Wednesday, January 15, 2014

India's Liquidity Improves

Domestic Indian rupee and US dollar liquidity has shown clear signs of improvement over the past few months and this has clearly manifested in the form of a stronger rupee and lower overnight index swap (OIS) rates. Much of this is due to the narrowing of the trade deficit as imports of precious metals fell.
However, for a more sustainable improvement in external funding to occur, external demand needs to return and translate into better exports. Based on past trends, banking system stress materialises only when the current account deficit exceeds around 3.5% of GDP. This has been reflected in the amount of liquidity the Reserve Bank of India (RBI) has needed to release into the financial system.

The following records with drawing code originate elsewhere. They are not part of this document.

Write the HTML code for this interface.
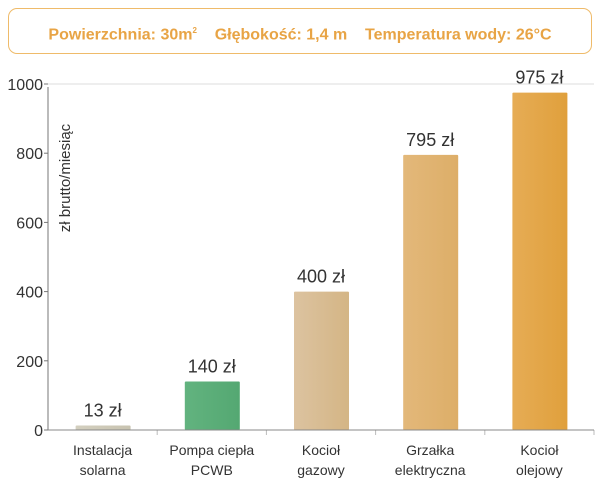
<!DOCTYPE html>
<html><head><meta charset="utf-8"><style>
body{margin:0;background:#fff;width:600px;height:481px;overflow:hidden;font-family:"Liberation Sans",sans-serif}
.hdr{position:absolute;left:8px;top:8px;width:582px;height:44px;border:1.5px solid #efbb6a;border-radius:9px;text-align:center;line-height:44px;color:#e8a445;font-weight:bold;font-size:16px}
</style></head><body>
<div class="hdr">Powierzchnia: 30m<sup style="font-size:8px">2</sup>&nbsp;&nbsp;&nbsp;&nbsp;Głębokość: 1,4 m&nbsp;&nbsp;&nbsp;&nbsp;Temperatura wody: 26°C</div>
<svg id="c" width="600" height="481" style="position:absolute;left:0;top:0"></svg>
<script>
const categories=[["Instalacja","solarna"],["Pompa ciepła","PCWB"],["Kocioł","gazowy"],["Grzałka","elektryczna"],["Kocioł","olejowy"]];
const values=[13,140,400,795,975];
const valueLabels=["13 zł","140 zł","400 zł","795 zł","975 zł"];
const colors=[["#d3cfbf","#c8c3b0"],["#62b37f","#54a872"],["#dcc3a0","#d4b585"],["#e3b87a","#ddae68"],["#e6ac55","#e0a03c"]];
const yTicks=[0,200,400,600,800,1000];
const svg=document.getElementById('c');const NS="http://www.w3.org/2000/svg";
const x0=48,x1=594,yb=430,yt=84,ymax=1000;
const y=v=>yb-(yb-yt)*v/ymax;
const bw=(x1-x0)/categories.length;
const xc=i=>x0+bw*(i+0.5);
function mk(t,a,txt){const e=document.createElementNS(NS,t);for(const k in a)e.setAttribute(k,a[k]);if(txt!==undefined)e.textContent=txt;svg.appendChild(e);return e;}
const defs=mk('defs',{});
colors.forEach((c,i)=>{const g=document.createElementNS(NS,'linearGradient');g.setAttribute('id','g'+i);
g.innerHTML=`<stop offset="0" stop-color="${c[0]}"/><stop offset="1" stop-color="${c[1]}"/>`;defs.appendChild(g);});
let e=mk('line',{x1:x0,y1:y(1000),x2:x1,y2:y(1000),stroke:"#ddd","stroke-width":1});

yTicks.forEach(t=>{let l=mk('line',{x1:x0-4,y1:y(t),x2:x0,y2:y(t),stroke:"#777"});

let tx=mk('text',{x:x0-5,y:y(t)+6,"text-anchor":"end","font-size":16,fill:"#333"},t);
});
values.forEach((v,i)=>{const cx=xc(i);
let r=mk('rect',{x:cx-27,y:y(v),width:55,height:yb-y(v),fill:`url(#g${i})`,rx:1});

let t=mk('text',{x:cx,y:y(v)-9,"text-anchor":"middle","font-size":18,fill:"#333"},valueLabels[i]);

categories[i].forEach((s,j)=>{let c=mk('text',{x:cx,y:455+j*20,"text-anchor":"middle","font-size":14,fill:"#333"},s);
});
let tk=mk('line',{x1:x0+bw*(i+1),y1:yb,x2:x0+bw*(i+1),y2:yb+5,stroke:"#bbb"});
});
let ax=mk('line',{x1:x0,y1:yt+3,x2:x0,y2:yb,stroke:"#777"});
let bx=mk('line',{x1:x0,y1:yb,x2:x1,y2:yb,stroke:"#888"});
let yt2=mk('text',{x:0,y:0,transform:"translate(70,178) rotate(-90)","text-anchor":"middle","font-size":15,fill:"#333"},"zł brutto/miesiąc");

</script>
</body></html>
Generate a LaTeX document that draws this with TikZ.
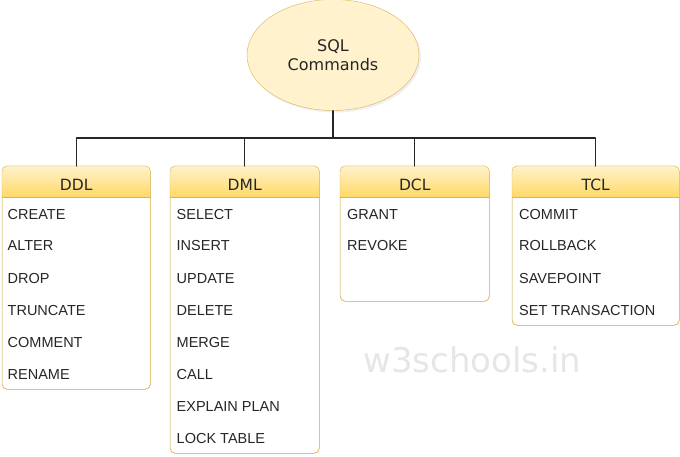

Notably, liquidity injections only became elevated in mid-2010 and that was the point when the current account deficit widened sharply toward 4% of GDP. Since mid-2013 however, the total amount of liquidity provision (calculated as the repurchase rate, the term repo and the marginal standing facility) has fallen. Moreover, the overnight interbank rate is now hovering between the MSF rate and the repo rate (as opposed to hugging the MSF rate when liquidity was in short supply).
In the short-term, there is scope for front-end rupee OIS rates to head lower as risk premiums become more compressed. However, for this trend to continue to the medium term, a recovery in the trade balance via exports would be needed.